Justice can be forgiveness when the facts of the case are rightly understood, and in this demand of the crucified Savior we have the recognition of the Law of justice, and not that of Retribution, in an act at which the whole world stands aghast. This work of forgiveness is the agelong work of the soul in matter or form. The Oriental believer calls this karma. The Western believer talks of the Law of Cause and Effect. Both, however, are dealing with the working out by a man of his soul's salvation, and the constant paying of the price which the ignorant pay for mistakes made and so-called sins committed. A man who deliberately sins against light and knowledge is rare. Most "sinners" are simply ignorant. "They know not what they do."

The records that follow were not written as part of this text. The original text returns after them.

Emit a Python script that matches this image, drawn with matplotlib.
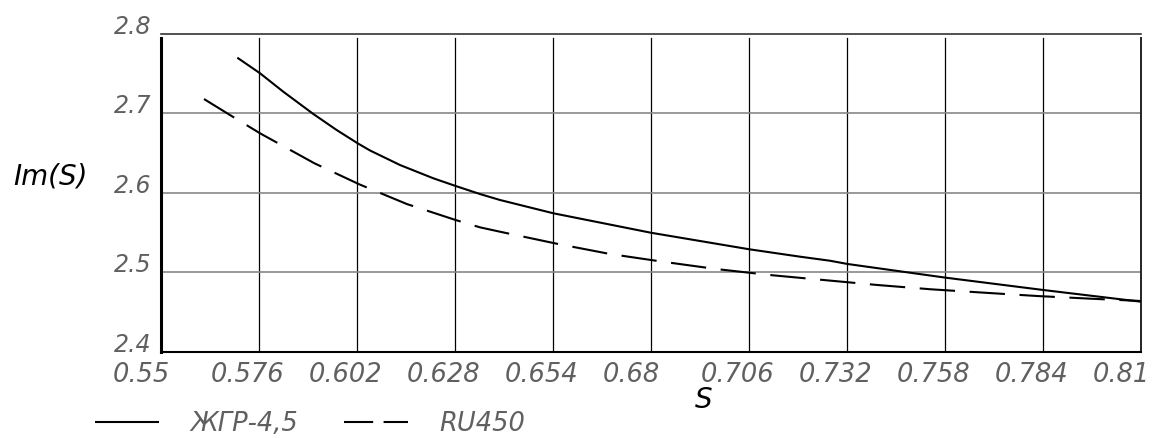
import matplotlib
matplotlib.use("Agg")
import matplotlib.pyplot as plt
import matplotlib.transforms as mtransforms
from matplotlib.lines import Line2D

# ---- data ----
s_zhgr = [0.57025, 0.57627, 0.58245, 0.59041, 0.59661, 0.60218, 0.60545, 0.61341,
          0.62225, 0.62818, 0.63463, 0.63994, 0.65408, 0.68, 0.70608, 0.71953,
          0.72749, 0.73216, 0.75816, 0.78406, 0.8099]
im_zhgr = [2.7702, 2.7506, 2.7274, 2.6994, 2.6792, 2.6625, 2.6535, 2.6352,
           2.6185, 2.6088, 2.5987, 2.5912, 2.5745, 2.5500, 2.5292, 2.5199,
           2.5148, 2.5107, 2.4935, 2.4780, 2.4633]

s_ru = [0.56141, 0.5683, 0.57627, 0.59069, 0.60262, 0.61518, 0.62818, 0.63463,
        0.63994, 0.65541, 0.6691, 0.68307, 0.69724, 0.71137, 0.7257, 0.74003,
        0.75418, 0.76841, 0.78256, 0.79689, 0.8099]
im_ru = [2.7182, 2.6981, 2.6751, 2.6374, 2.6109, 2.5862, 2.5660, 2.5568,
         2.5513, 2.5358, 2.5233, 2.5136, 2.5044, 2.4969, 2.4906, 2.4843,
         2.4789, 2.4746, 2.4704, 2.4670, 2.4642]

x_ticks = [0.55, 0.576, 0.602, 0.628, 0.654, 0.68, 0.706, 0.732, 0.758, 0.784, 0.81]
x_tick_labels = ["0.55", "0.576", "0.602", "0.628", "0.654", "0.68", "0.706",
                 "0.732", "0.758", "0.784", "0.81"]
y_ticks = [2.4, 2.5, 2.6, 2.7, 2.8]
y_tick_labels = ["2.4", "2.5", "2.6", "2.7", "2.8"]
series_labels = ["ЖГР-4,5", "RU450"]
x_label = "S"
y_label = "Im(S)"

# ---- styling ----
light_font = dict(family=["DejaVu Sans"], style="italic")
text_color = "#606060"

fig = plt.figure(figsize=(11.53, 4.38), dpi=100)
ax = fig.add_axes([161 / 1153, 86 / 438, 980 / 1153, 318 / 438])

ax.set_xlim(0.55, 0.81)
ax.set_ylim(2.4, 2.8)

top_gap = 0.9875
for xv in x_ticks[1:-1]:
    ax.axvline(xv, ymin=0, ymax=top_gap, color="black", lw=0.9, zorder=1)
for yv in y_ticks[1:-1]:
    ax.axhline(yv, color="#888888", lw=1.2, zorder=1)

ax.plot(s_zhgr, im_zhgr, color="black", lw=1.5, solid_capstyle="butt", zorder=3)
ax.plot(s_ru, im_ru, color="black", lw=1.5, dashes=(17, 7), dash_capstyle="butt",
        zorder=3)

for side in ["left", "right", "top", "bottom"]:
    ax.spines[side].set_visible(True)
ax.spines["left"].set_linewidth(2.2)
ax.spines["left"].set_color("black")
ax.spines["left"].set_bounds(2.4, 2.4 + 0.4 * top_gap)
ax.spines["right"].set_linewidth(1.4)
ax.spines["right"].set_color("#222222")
ax.spines["right"].set_bounds(2.4, 2.4 + 0.4 * top_gap)
ax.spines["top"].set_linewidth(1.2)
ax.spines["top"].set_color("#333333")
ax.spines["bottom"].set_linewidth(1.5)
ax.spines["bottom"].set_color("black")

ax.set_xticks(x_ticks)
ax.set_xticklabels(x_tick_labels, fontsize=18.5, color=text_color, ha="left", **light_font)
ax.set_yticks(y_ticks)
ax.set_yticklabels(y_tick_labels, fontsize=17, color=text_color, va="baseline", **light_font)
ax.tick_params(axis="both", length=0)
ax.tick_params(axis="x", pad=7)
ax.tick_params(axis="y", pad=7)

offset = mtransforms.ScaledTranslation(-0.48, 0, fig.dpi_scale_trans)
for lbl in ax.get_xticklabels():
    lbl.set_transform(lbl.get_transform() + offset)

fig.text(704 / 1153, 1 - 400 / 438, x_label, fontsize=20, style="italic",
         family=["DejaVu Sans"], ha="center", va="center", color="black")
fig.text(13 / 1153, 1 - 176 / 438, y_label, fontsize=20, style="italic",
         family=["DejaVu Sans"], ha="left", va="center", color="black")

handles = [Line2D([], [], color="black", lw=1.5, solid_capstyle="butt"),
           Line2D([], [], color="black", lw=1.5, dashes=(14, 5), dash_capstyle="butt")]
leg = fig.legend(handles, series_labels, loc="center left",
                 bbox_to_anchor=(95 / 1153, 1 - 424 / 438),
                 bbox_transform=fig.transFigure, ncol=2, frameon=False,
                 borderpad=0, borderaxespad=0, handlelength=2.5, handletextpad=1.2,
                 columnspacing=1.8, prop=dict(size=18.5, **light_font))
for t in leg.get_texts():
    t.set_color(text_color)

fig.savefig("out.png", dpi=100)
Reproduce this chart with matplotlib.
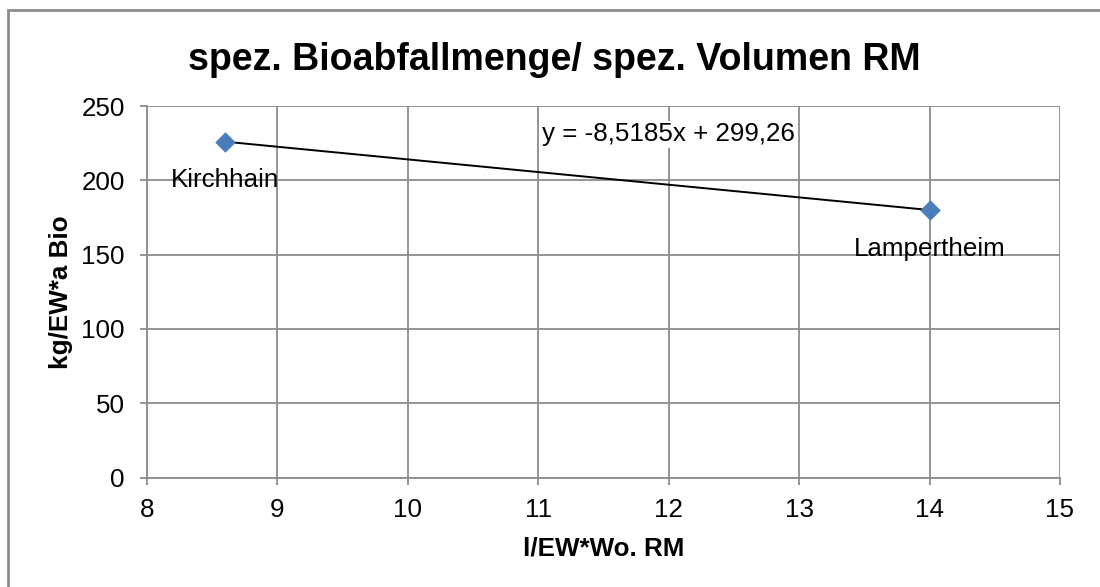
import matplotlib
matplotlib.use("Agg")
import matplotlib.pyplot as plt
from matplotlib.patches import Rectangle

plt.rcParams["font.family"] = ["Liberation Sans", "DejaVu Sans"]

# data
sites = ["Kirchhain", "Lampertheim"]
volume = [8.6, 14.0]        # l/EW*Wo. RM
bio = [226.0, 180.0]        # kg/EW*a Bio
slope, intercept = -8.5185, 299.26

GRID = "#8C8C8C"
MARKER = "#4A7EBB"
FS = 18.7

fig = plt.figure(figsize=(11, 5.87), dpi=100)
ax = fig.add_axes([0.1336, 0.1865, 0.830, 0.6329])

# outer chart border (runs off the right and bottom edge)
fig.patches.append(Rectangle((8 / 1100, -0.05), 1.1, 1 - 10 / 587 + 0.05,
                             transform=fig.transFigure, fill=False,
                             edgecolor="#8C8C8C", lw=2))

# trend line
xs = [min(volume), max(volume)]
ax.plot(xs, [slope * x + intercept for x in xs], color="black", lw=1.4, zorder=3)
ax.scatter(volume, bio, marker="D", s=110, color=MARKER, zorder=4, linewidths=0)

ax.text(12.0, 231, "y = -8,5185x + 299,26", ha="center", va="center", fontsize=FS,
        bbox=dict(fc="white", ec="none", pad=1), zorder=5)
label_pos = [(8.6, 200), (14.0, 154)]
for name, (lx, ly) in zip(sites, label_pos):
    ax.text(lx, ly, name, ha="center", va="center", fontsize=FS, zorder=5)

ax.set_xlim(8, 15)
ax.set_ylim(0, 250)
ax.set_xticks(range(8, 16))
ax.set_yticks(range(0, 251, 50))
ax.grid(True, color=GRID, lw=1.3)
ax.set_axisbelow(True)
for s in ["top", "right"]:
    ax.spines[s].set_visible(False)
for s in ["left", "bottom"]:
    ax.spines[s].set_color(GRID)
    ax.spines[s].set_linewidth(1.3)
ax.tick_params(colors=GRID, labelcolor="black", labelsize=FS, length=5, width=1.3)
ax.tick_params(axis="y", pad=11)
ax.tick_params(axis="x", pad=10)

ax.set_xlabel("l/EW*Wo. RM", fontsize=FS, fontweight="bold", labelpad=10.5)
ax.set_ylabel("kg/EW*a Bio", fontsize=FS, fontweight="bold", labelpad=6)
fig.text(0.504, 1 - 70 / 587, "spez. Bioabfallmenge/ spez. Volumen RM", ha="center",
         va="baseline", fontsize=27, fontweight="bold")

fig.savefig("out.png", dpi=100, facecolor="white")
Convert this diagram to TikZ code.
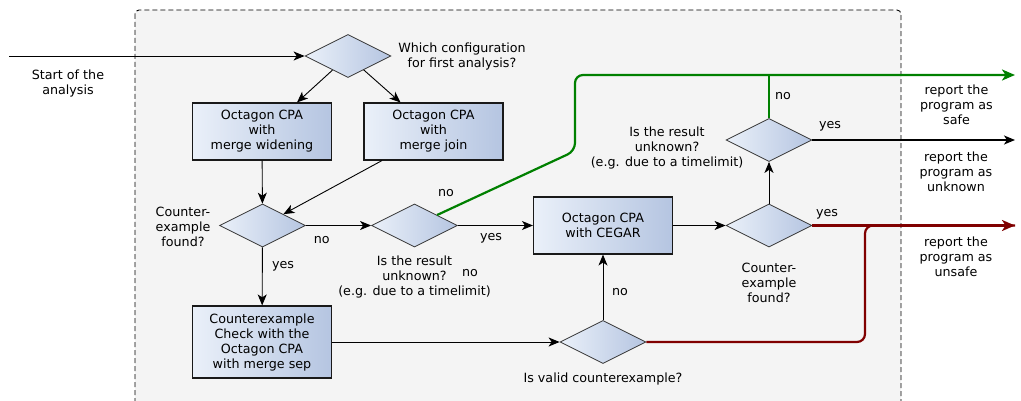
\documentclass[tikz,border=0pt]{standalone}
\usepackage{fontspec}
\setmainfont{DejaVu Sans}
\usetikzlibrary{shapes.geometric,arrows.meta}
\definecolor{bgfill}{HTML}{F4F4F4}
\definecolor{boxlight}{RGB}{234,240,249}
\definecolor{boxdark}{RGB}{181,197,225}
\definecolor{safegreen}{RGB}{0,128,0}
\definecolor{unsafered}{RGB}{128,0,0}

\begin{document}
\begin{tikzpicture}[x=1pt,y=-1pt,font=\fontsize{12.7}{15}\selectfont,
  proc/.style={draw=black!90,line width=1.1pt,left color=boxlight,right color=boxdark,
    minimum width=139pt,minimum height=57pt,align=center,inner sep=2pt},
  decide/.style={diamond,draw=black!80,line width=0.8pt,left color=boxlight,right color=boxdark,
    minimum width=86pt,minimum height=43pt,inner sep=0pt},
  txt/.style={align=center,inner sep=0pt},
  flow/.style={line width=0.9pt,-{Stealth[length=11pt,width=9pt,inset=3pt]}},
  outflow/.style={line width=2.2pt,rounded corners=8pt,-{Stealth[length=13pt,width=11pt,inset=3.5pt]}}]
  \useasboundingbox (0,0) rectangle (1021,401);
  % dashed area of the analysis
  \draw [line width=0.9pt,dash pattern=on 5pt off 3pt,fill=bgfill,rounded corners=4pt] (135,10) rectangle (901,440);

  % decisions and steps
  \node [decide] (d1) at (348,56) {};
  \node [proc] (a) at (262,131.5) {Octagon CPA\\with\\merge widening};
  \node [proc] (b) at (433.5,131.5) {Octagon CPA\\with\\merge join};
  \node [decide] (d2) at (262.5,225.5) {};
  \node [decide] (d3) at (414.5,225.5) {};
  \node [proc] (c) at (603,225.5) {Octagon CPA\\with CEGAR};
  \node [decide] (d5) at (769,225.5) {};
  \node [decide] (d4) at (769,140) {};
  \node [proc,minimum height=72pt] (cex) at (262,342) {Counterexample\\Check with the\\Octagon CPA\\with merge sep};
  \node [decide] (d6) at (603,342) {};

  \coordinate (start) at (9,56);
  \coordinate (safe) at (1015,75);
  \coordinate (unknown) at (1015,140);
  \coordinate (unsafe) at (1015,225.5);

  % texts
  \node [txt] (startlbl) at (68,83.5) {Start of the\\analysis};
  \node [txt] (d1lbl) at (462,56) {Which configuration\\for first analysis?};
  \node [txt] (d2lbl) at (183,227) {Counter-\\example\\found?};
  \node [txt] (d3lbl) at (414.5,276.5) {Is the result\\unknown?\\(e.g. due to a timelimit)};
  \node [txt] (d4lbl) at (667,147.8) {Is the result\\unknown?\\(e.g. due to a timelimit)};
  \node [txt] (d5lbl) at (769,283) {Counter-\\example\\found?};
  \node [txt] (d6lbl) at (603,379) {Is valid counterexample?};
  \node [txt] (safelbl) at (956.5,104.5) {report the\\program as\\safe};
  \node [txt] (unknownlbl) at (956,172) {report the\\program as\\unknown};
  \node [txt] (unsafelbl) at (956,256.5) {report the\\program as\\unsafe};

  \node [txt] (d2no) at (321.7,240.5) {no};
  \node [txt] (d2yes) at (283,266) {yes};
  \node [txt] (d3yes) at (491,238.5) {yes};
  \node [txt] (d3no) at (446,193.5) {no};
  \node [txt] (d3nob) at (470,273.5) {no};
  \node [txt] (d4no) at (783,96.5) {no};
  \node [txt] (d4yes) at (830,126) {yes};
  \node [txt] (d5yes) at (827,214) {yes};
  \node [txt] (d6no) at (620,292.5) {no};

  % connectors
  \draw [flow] (start) -- (d1);
  \draw [flow] (d1) -- ([xshift=35pt]a.north);
  \draw [flow] (d1) -- ([xshift=-33pt]b.north);
  \draw [flow] (a) -- (d2);
  \draw [flow] ([xshift=-51.5pt]b.south) -- (d2);
  \draw [flow] (d2) -- (d3);
  \draw [flow] (d2) -- (cex);
  \draw [flow] (d3) -- (c);
  \draw [flow] (c) -- (d5);
  \draw [flow] (d5) -- (d4);
  \draw [flow] (cex) -- (d6);
  \draw [flow] (d6) -- (c);
  \draw [flow,line width=1.8pt] (d4) -- (unknown);
  \draw [outflow,safegreen] (d3) -- (575,151) -- (575,75) -- (safe);
  \draw [line width=2.2pt,safegreen] (d4) -- (d4 |- safe);
  \draw [outflow,unsafered] (d5) -- (unsafe);
  \draw [line width=2.2pt,rounded corners=8pt,unsafered] (d6) -| (865,225.5) -- (unsafe);
\end{tikzpicture}
\end{document}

Then Christ turned to a sinner, to a man who had been convicted of wrong doing in the eyes of the world - and who himself recognized the correctness of the judgment and of his punishment. He stated that he received the due reward of his sins, but at the same time there was something in the quality of Jesus which arrested his attention and forced from him the admission that this third Malefactor had "done nothing amiss." The factor which accorded him admission into paradise was a two-fold one. He recognized the divinity of Christ. "Lord," he said. And he also had a realization of what Christ's mission was - to found a kingdom. "Remember me when Thou comest into Thy kingdom." The significance of his words is eternal and universal, for the man who recognizes divinity, and who at the same time is sensible of the kingdom, is ready to take advantage of the words, "To day, thou shalt be with me in paradise."

In the first word from the Cross, Jesus considered the ignorance and the feebleness of man. He was as helpless as a little child, and in His words He testified to the reality of the first initiation and to the time when He was a "babe in [217] Christ." The parallels between the two episodes are significant. The ignorance, helplessness and consequent maladjustment of human beings evoked from Jesus the demand that forgiveness be accorded. But when life experience has played its part, we have again the "babe in Christ," ignorant of the laws of the spiritual kingdom, yet released from the darkness and ignorance of the human kingdom.